begin Entries provided
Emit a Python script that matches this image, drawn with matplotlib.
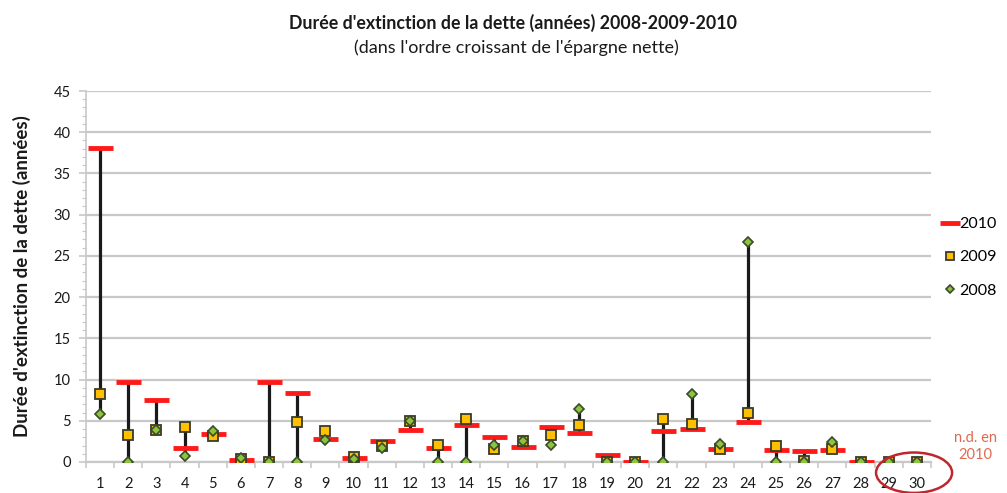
import numpy as np
import matplotlib
matplotlib.use('Agg')
import matplotlib.pyplot as plt
from matplotlib.patches import Ellipse
from matplotlib.ticker import MultipleLocator

plt.rcParams['font.family'] = ['Lato', 'DejaVu Sans']

# Data (années)
communes = list(range(1, 31))
y2010 = [38.1, 9.7, 7.5, 1.7, 3.4, 0.2, 9.7, 8.4, 2.8, 0.5,
         2.6, 3.9, 1.7, 4.5, 3.0, 1.8, 4.2, 3.5, 0.8, 0.0,
         3.7, 4.0, 1.6, 4.9, 1.4, 1.3, 1.4, 0.0, np.nan, np.nan]
y2009 = [8.2, 3.3, 3.9, 4.2, 3.1, 0.4, 0.0, 4.9, 3.7, 0.6,
         2.0, 5.0, 2.1, 5.2, 1.6, 2.6, 3.3, 4.5, 0.0, 0.0,
         5.2, 4.6, 1.6, 6.0, 2.0, 0.1, 1.6, 0.0, 0.0, 0.0]
y2008 = [5.8, 0.0, 3.9, 0.7, 3.7, 0.5, 0.0, 0.0, 2.7, 0.4,
         1.7, 5.0, 0.0, 0.0, 2.1, 2.6, 2.1, 6.4, 0.0, 0.0,
         0.0, 8.3, 2.2, 26.7, 0.0, 0.0, 2.4, 0.0, 0.0, 0.0]

x = np.array(communes)
allv = np.array([y2010, y2009, y2008], dtype=float)
lo = np.nanmin(allv, axis=0)
hi = np.nanmax(allv, axis=0)

fig = plt.figure(figsize=(10.07, 4.93), dpi=100)
ax = fig.add_axes([0.0854, 0.0629, 0.8391, 0.7525])

# high-low lines
ax.vlines(x, lo, hi, color='#1a1a1a', linewidth=2.3, zorder=3)

ax.plot(x, y2010, linestyle='none', marker='_', markersize=18,
        markeredgewidth=3.5, color='#ff1a1a', zorder=4, label='2010')
ax.plot(x, y2009, linestyle='none', marker='s', markersize=7.5,
        markerfacecolor='#ffc000', markeredgecolor='#3a3a2a',
        markeredgewidth=1.3, zorder=5, label='2009')
ax.plot(x, y2008, linestyle='none', marker='D', markersize=5.5,
        markerfacecolor='#8cc43c', markeredgecolor='#3a4a2a',
        markeredgewidth=1.2, zorder=6, label='2008')

ax.set_xlim(0.5, 30.5)
ax.set_ylim(0, 45)
ax.yaxis.set_major_locator(MultipleLocator(5))
ax.yaxis.set_minor_locator(MultipleLocator(1))
ax.grid(axis='y', which='major', color='#c8c8c8', linewidth=1.6, zorder=0)

ax.set_xticks(x)
ax.set_xticklabels([str(c) for c in communes], fontsize=10.5, color='#1a1a1a')
ax.set_xticks(np.arange(0.5, 31, 1), minor=True)
ax.tick_params(axis='x', which='major', length=0, pad=11)
ax.tick_params(axis='x', which='minor', length=4, color='#c8c8c8', width=1.2)
ax.tick_params(axis='y', which='major', length=5, color='#c8c8c8', width=1.2,
               labelsize=10.5, labelcolor='#1a1a1a', pad=6)
ax.tick_params(axis='y', which='minor', length=3, color='#c8c8c8', width=0.8)

for s in ['top', 'right']:
    ax.spines[s].set_visible(False)
ax.spines['left'].set_color('#c8c8c8')
ax.spines['left'].set_linewidth(1.2)
ax.spines['bottom'].set_color('#c8c8c8')
ax.spines['bottom'].set_linewidth(1.6)

ax.set_ylabel("Durée d'extinction de la dette (années)", fontsize=13.5,
              fontweight='bold', color='#1a1a1a', labelpad=16)

fig.text(0.509, 0.953, "Durée d'extinction de la dette (années) 2008-2009-2010",
         ha='center', va='center', fontsize=12.8, fontweight='bold', color='#1a1a1a')
fig.text(0.513, 0.903, "(dans l'ordre croissant de l'épargne nette)",
         ha='center', va='center', fontsize=13, color='#1a1a1a')

leg = fig.legend(*ax.get_legend_handles_labels(), loc='upper left',
                 bbox_to_anchor=(0.936, 0.56), frameon=False,
                 fontsize=11.5, handlelength=0.9, handletextpad=0.15,
                 labelspacing=1.2, borderaxespad=0, borderpad=0,
                 markerscale=0.8)

fig.text(0.969, 0.095, "n.d. en\n2010", ha='center', va='center',
         fontsize=10.5, color='#e0694f', linespacing=1.25)

ell = Ellipse((29.9, -1.3), width=2.7, height=4.9, transform=ax.transData,
              fill=False, edgecolor='#c0262d', linewidth=1.8, clip_on=False, zorder=7)
ax.add_patch(ell)

fig.savefig('out.png', dpi=100)
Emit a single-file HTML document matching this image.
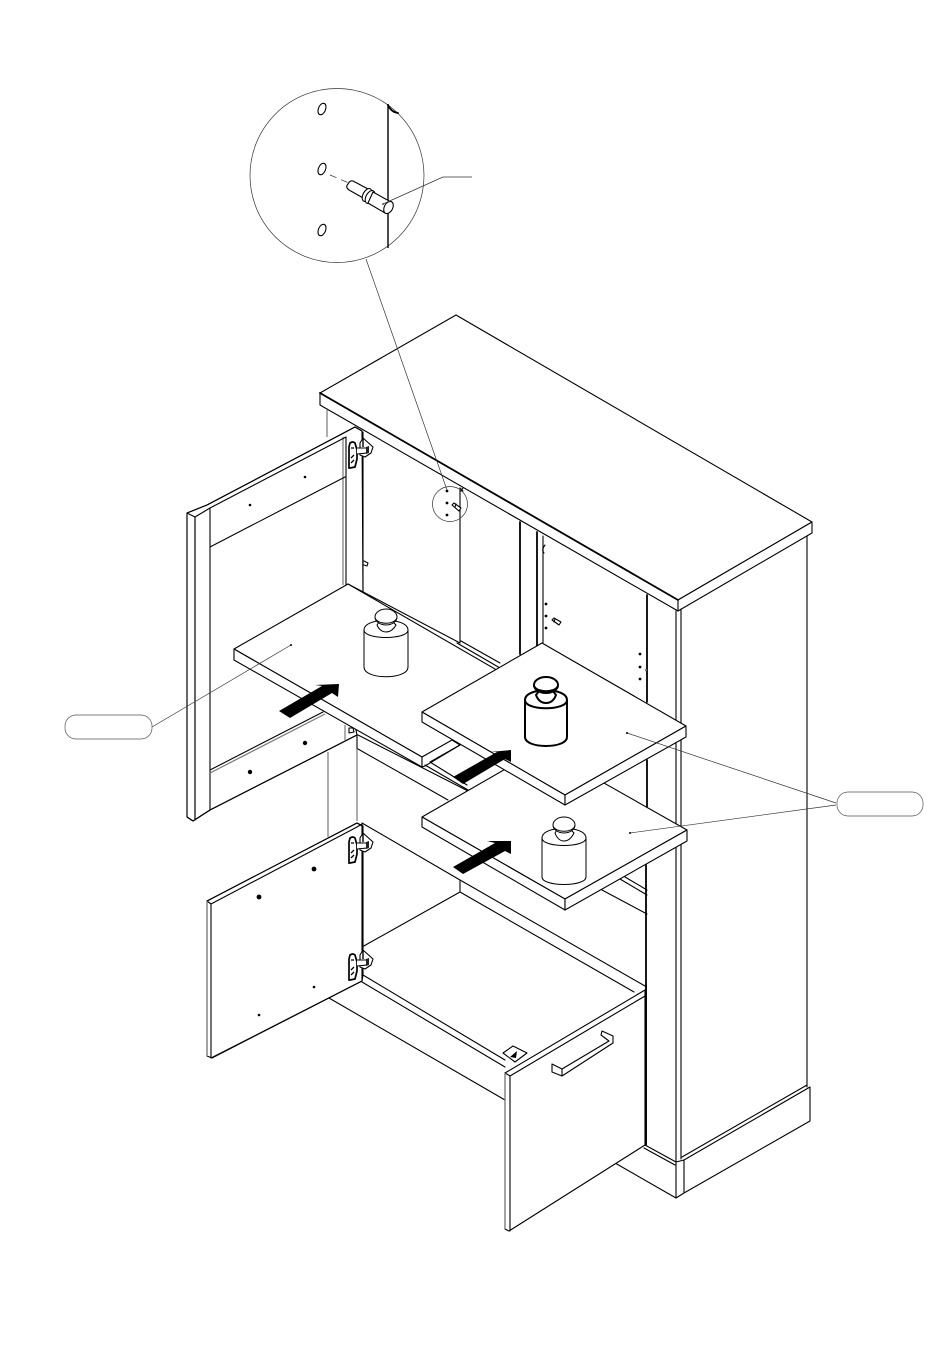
<!DOCTYPE html>
<html>
<head>
<meta charset="utf-8">
<style>
html,body{margin:0;padding:0;background:#fff;width:950px;height:1353px;overflow:hidden}
svg{display:block}
.t{stroke:#000;stroke-width:1.1;fill:none;stroke-linejoin:round;stroke-linecap:round}
.w{stroke:#000;stroke-width:1.1;fill:#fff;stroke-linejoin:round}
.b{stroke:#000;stroke-width:1.8;fill:none;stroke-linejoin:round;stroke-linecap:round}
.g{stroke:#777;stroke-width:1.2;fill:none}
.h{stroke:#333;stroke-width:.7;fill:none}
</style>
</head>
<body>
<svg width="950" height="1353" viewBox="0 0 950 1353" xmlns="http://www.w3.org/2000/svg">
<defs>
<g id="hinge">
<path class="w" d="M15 -3 L25 6 L23 12 L17 16 L12 14 L12 2 Z" stroke-width="1"/>
<path d="M2 2 Q5 0 7 2 L9 9 L9 18 L7 26 L2 27 L1 27 L1 6 Z" fill="#fff" stroke="#000" stroke-width="1.7"/>
<path d="M3 7 L6 7 M3 17 L6 14 M3 22 L6 19" stroke="#000" stroke-width="1.3" fill="none"/>
<path d="M9 7 L19 7 L19 12 L9 13" fill="#fff" stroke="#000" stroke-width="1"/>
<path d="M18 6 L21 5 L21 12 L18 13 Z" fill="#222"/>
<path d="M15 -3 L15 6" stroke="#000" stroke-width="1.4"/>
</g>
</defs>

<!-- cabinet sides and top -->
<path class="g" d="M327 410 V437"/>
<path class="w" d="M320 393 L456 315 L812 522 L678 600 Z"/>
<path class="w" d="M320 393 V405 L678 611 V600 Z M678 600 L812 522 V533 L678 611 Z"/>
<path class="b" d="M320 393 L678 600"/>
<path class="t" d="M807 536 V1087 M676 611 V1162 M681 609 V1159"/>
<path class="b" d="M646 1145 V865 M647 807 V760 M647 702 V595 M520 522 V654"/>
<path class="b" d="M537 532 V646" stroke-width="1.4"/>
<path class="t" d="M543 536 V643 M460 488 V643"/>
<path d="M545 545 Q541 550 544 553" class="t"/>
<path class="t" d="M457 643 L500 668 M461 641 L500 663"/>

<!-- skirting -->
<path class="t" d="M682 1157 L807 1085 M684 1160 L810 1087 V1121 L684 1193 V1160 M676 1162 V1198 L684 1193 M645 1145 L676 1162 L684 1160 M644 1148 L675 1165 M615 1163 L676 1198"/>

<!-- upper door -->
<path class="w" d="M187 513 L207 505 L355 427 L362 431 L363 592 L346 585 L346 680 L357 735 L210 810 L193 821 L187 817 Z"/>
<path class="g" d="M343 437 V585 M195 517 V817"/>
<path class="t" d="M187 513 V817 L193 821 L210 810 L357 735 M187 513 L195 517 L210 508 L346 437 M195 517 V820 M210 508 V810 M187 513 L207 505 L355 427 L362 431 M346 437 V585 M363 432 V592 M210 547 L345 477 M210 770 L323 712"/>
<path class="g" d="M210 773 L325 714"/>
<circle cx="250" cy="505" r="1.3"/><circle cx="305" cy="477" r="1.3"/>
<circle cx="250" cy="772" r="2.2"/><circle cx="305" cy="743" r="2.2"/>
<path class="t" d="M346 585 L348 584 L460 643"/>
<path class="t" d="M364 561 L368 563 L367 566 L364 565"/>
<use href="#hinge" x="348" y="441"/>

<!-- centre lower lines -->
<path class="g" d="M345 725 V740"/>
<path class="t" d="M349 728 L353 728 L354 732 L349 733 Z"/>
<path class="t" d="M358 735 L468 791 M358 749 L448 800 M357 735 V749"/>
<path class="g" d="M357 749 V821 M328 752 V837" stroke-width="1.6"/>
<path class="t" d="M362 823 L460 880 L645 986 M460 880 V892 L634 992 M362 947 L460 892"/>

<!-- floor / drawer -->
<path class="t" d="M363 975 L505 1060 M362 982 L505 1067 M329 998 L505 1100"/>
<path class="w" d="M503 1053 L513 1046 L527 1053 L515 1062 Z"/>
<path d="M510 1057 L517 1051 L516 1058 Z" fill="#000"/>
<path class="w" d="M505 1073 L645 990 V1145 L509 1231 L505 1229 Z"/>
<path class="t" d="M505 1073 L510 1076 L645 996 M510 1076 V1231"/>
<path class="g" d="M505 1073 V1229"/>
<path class="w" d="M552 1064 L562 1069 L609 1041 L601 1035 L602 1031 L613 1036 V1043 L562 1076 L552 1072 Z"/>
<path class="t" d="M562 1069 V1076"/>
<path class="b" d="M646 985 V1145" stroke-width="1.6"/>

<!-- lower door -->
<path class="w" d="M207 901 L357 823 L363 826 V975 L362 981 L212 1058 L207 1056 Z"/>
<path class="t" d="M207 901 L211 904 L357 827 L362 824 M207 901 L357 823 L362 826 M211 904 V1058 L362 981 M362 824 V981"/>
<path class="g" d="M207 901 V1056"/>
<circle cx="259" cy="897" r="2.4"/><circle cx="314" cy="869" r="2.4"/>
<circle cx="259" cy="1015" r="1.3"/><circle cx="314" cy="987" r="1.3"/>
<use href="#hinge" x="348" y="836"/>
<use href="#hinge" x="348" y="953"/>

<!-- left shelf -->
<path class="w" d="M234 649 L348 584 L540 695 L422 757 Z"/>
<path class="w" d="M234 649 V660 L422 767 V757 Z"/>
<path class="w" d="M422 757 L452 740 L460 745 L425 766 L422 767 Z"/>
<path class="t" d="M430 762 L460 745 M430 762 L467 785 M425 765 L468 790"/>

<!-- lower shelf -->
<path class="t" d="M620 879 L647 895 M625 877 L647 890 M602 890 L647 914"/>
<path class="w" d="M422 817 L542 748 L687 830 L565 899 Z"/>
<path class="w" d="M422 817 V827 L565 910 V899 Z"/>
<path class="w" d="M565 899 L687 830 V841 L565 910 Z"/>

<!-- upper shelf -->
<path class="w" d="M422 712 L542 643 L686 726 L565 795 Z"/>
<path class="w" d="M422 712 V722 L565 805 V795 Z"/>
<path class="w" d="M565 795 L686 726 V737 L565 805 Z"/>

<!-- dots on cabinet wall -->
<circle cx="546" cy="604" r="1.4"/><circle cx="546" cy="616" r="1.4"/><circle cx="546" cy="628" r="1.4"/>
<circle cx="640" cy="654" r="1.4"/><circle cx="640" cy="667" r="1.4"/><circle cx="640" cy="679" r="1.4"/>
<circle cx="646" cy="670" r="1" fill="#fff" stroke="#000" stroke-width=".5"/>
<path class="w" stroke-width=".8" d="M552 620 L554 618 L561 622 L559 625 Z"/>
<path class="t" d="M555 619 L554 622"/>
<path class="w" d="M452 505 L454 503 L461 508 L459 511 Z"/>
<path class="t" d="M456 504 L455 507"/>
<circle cx="447" cy="491" r="1.4"/><circle cx="447" cy="503" r="1.4"/><circle cx="447" cy="515" r="1.4"/>
<path class="t" d="M460 488 L463 491 M463 488 L461 491"/>
<circle class="h" cx="450" cy="504" r="17.5"/>
<path class="h" d="M366 259 L447 490"/>

<!-- weights -->
<g fill="#fff" stroke="#000" stroke-width="1">
<path d="M364 630 V667 C364 680 408 680 408 667 V630 C408 617 364 617 364 630 Z"/>
<path d="M364 630 C364 640 408 640 408 630" fill="none"/>
<path d="M377 625 Q380 632 386 632 Q392 632 396 625 L393 622 H379 Z"/>
<ellipse cx="386" cy="617" rx="11" ry="8"/>
<path d="M375 618 C378 625 394 625 397 618" fill="none"/>
</g>
<g fill="#fff" stroke="#000" stroke-width="2">
<path d="M525 700 V737 C525 749 567 749 567 737 V700 C567 687 525 687 525 700 Z"/>
<path d="M525 700 C525 711 567 711 567 700" fill="none"/>
<path d="M536 695 Q539 703 546 703 Q553 703 556 695 L553 691 H539 Z"/>
<ellipse cx="546" cy="685" rx="12" ry="8"/>
<path d="M534 686 C537 693 555 693 558 686" fill="none"/>
</g>
<g fill="#fff" stroke="#000" stroke-width="1">
<path d="M542 838 V877 C542 887 586 887 586 877 V838 C586 825 542 825 542 838 Z"/>
<path d="M542 838 C542 848 586 848 586 838" fill="none"/>
<path d="M555 833 Q558 841 564 841 Q570 841 574 833 L571 830 H557 Z"/>
<ellipse cx="564" cy="825" rx="11" ry="8"/>
<path d="M553 826 C556 833 572 833 575 826" fill="none"/>
</g>

<!-- arrows -->
<path d="M279 711 L322 686 L315 685 L339 684 L338 697 L332 693 L290 718 Z" fill="#000"/>
<path d="M453 777 L497 752 L490 752 L511 750 L511 762 L505 759 L463 784 Z" fill="#000"/>
<path d="M453 867 L495 843 L487 841 L511 841 L511 854 L505 851 L463 874 Z" fill="#000"/>

<!-- leaders and callouts -->
<path class="h" d="M152 727 L291 645 M836 803 L627 733 M836 805 L630 833"/>
<circle cx="291" cy="645" r="1"/><circle cx="627" cy="733" r="1"/><circle cx="630" cy="833" r="1"/>
<rect x="65" y="715" width="87" height="24" rx="11" ry="11" fill="#fff" stroke="#555" stroke-width=".7"/>
<rect x="837" y="792" width="86" height="24" rx="11" ry="11" fill="#fff" stroke="#555" stroke-width=".7"/>

<!-- detail circle -->
<circle class="h" cx="337" cy="175.5" r="87" fill="#fff"/>
<path d="M388 104 V248" stroke="#000" stroke-width="1.4" fill="none"/>
<path d="M388 105 Q391 112 398 113" class="b"/>
<ellipse class="t" cx="322" cy="109" rx="3.6" ry="6" transform="rotate(22 322 109)"/>
<ellipse class="t" cx="322" cy="169" rx="3.6" ry="6" transform="rotate(22 322 169)"/>
<ellipse class="t" cx="322" cy="230" rx="3.6" ry="6" transform="rotate(22 322 230)"/>
<path class="h" stroke-dasharray="7 5" d="M330 175 L349 183"/>
<path class="w" d="M353 181 L370 190 L365 199 L349 190 Q345 187 348 184 Q350 180 353 181 Z"/>
<ellipse class="w" stroke-width="1.4" cx="367" cy="195" rx="4" ry="7" transform="rotate(28 367 195)"/>
<ellipse class="w" stroke-width="1.4" cx="370" cy="197" rx="4" ry="7" transform="rotate(28 370 197)"/>
<path class="w" d="M373 192 L391 202 L385 213 L368 203 Z"/>
<ellipse class="w" cx="388.500" cy="207.500" rx="4.200" ry="6.500" transform="rotate(28 388.500 207.500)"/>
<path class="h" d="M383 204 L443 177 H472"/>
<circle cx="383" cy="204" r=".8"/>
</svg>
</body>
</html>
end Entries provided
In the records above, find the line containing "ax.vlines(x, lo, hi, color='#1a1a1a', linewidth=2.3, zorder=3)" and output every line from the first through that one, exactly, omitting pictures.

Written answer:
Emit a Python script that matches this image, drawn with matplotlib.
import numpy as np
import matplotlib
matplotlib.use('Agg')
import matplotlib.pyplot as plt
from matplotlib.patches import Ellipse
from matplotlib.ticker import MultipleLocator

plt.rcParams['font.family'] = ['Lato', 'DejaVu Sans']

# Data (années)
communes = list(range(1, 31))
y2010 = [38.1, 9.7, 7.5, 1.7, 3.4, 0.2, 9.7, 8.4, 2.8, 0.5,
         2.6, 3.9, 1.7, 4.5, 3.0, 1.8, 4.2, 3.5, 0.8, 0.0,
         3.7, 4.0, 1.6, 4.9, 1.4, 1.3, 1.4, 0.0, np.nan, np.nan]
y2009 = [8.2, 3.3, 3.9, 4.2, 3.1, 0.4, 0.0, 4.9, 3.7, 0.6,
         2.0, 5.0, 2.1, 5.2, 1.6, 2.6, 3.3, 4.5, 0.0, 0.0,
         5.2, 4.6, 1.6, 6.0, 2.0, 0.1, 1.6, 0.0, 0.0, 0.0]
y2008 = [5.8, 0.0, 3.9, 0.7, 3.7, 0.5, 0.0, 0.0, 2.7, 0.4,
         1.7, 5.0, 0.0, 0.0, 2.1, 2.6, 2.1, 6.4, 0.0, 0.0,
         0.0, 8.3, 2.2, 26.7, 0.0, 0.0, 2.4, 0.0, 0.0, 0.0]

x = np.array(communes)
allv = np.array([y2010, y2009, y2008], dtype=float)
lo = np.nanmin(allv, axis=0)
hi = np.nanmax(allv, axis=0)

fig = plt.figure(figsize=(10.07, 4.93), dpi=100)
ax = fig.add_axes([0.0854, 0.0629, 0.8391, 0.7525])

# high-low lines
ax.vlines(x, lo, hi, color='#1a1a1a', linewidth=2.3, zorder=3)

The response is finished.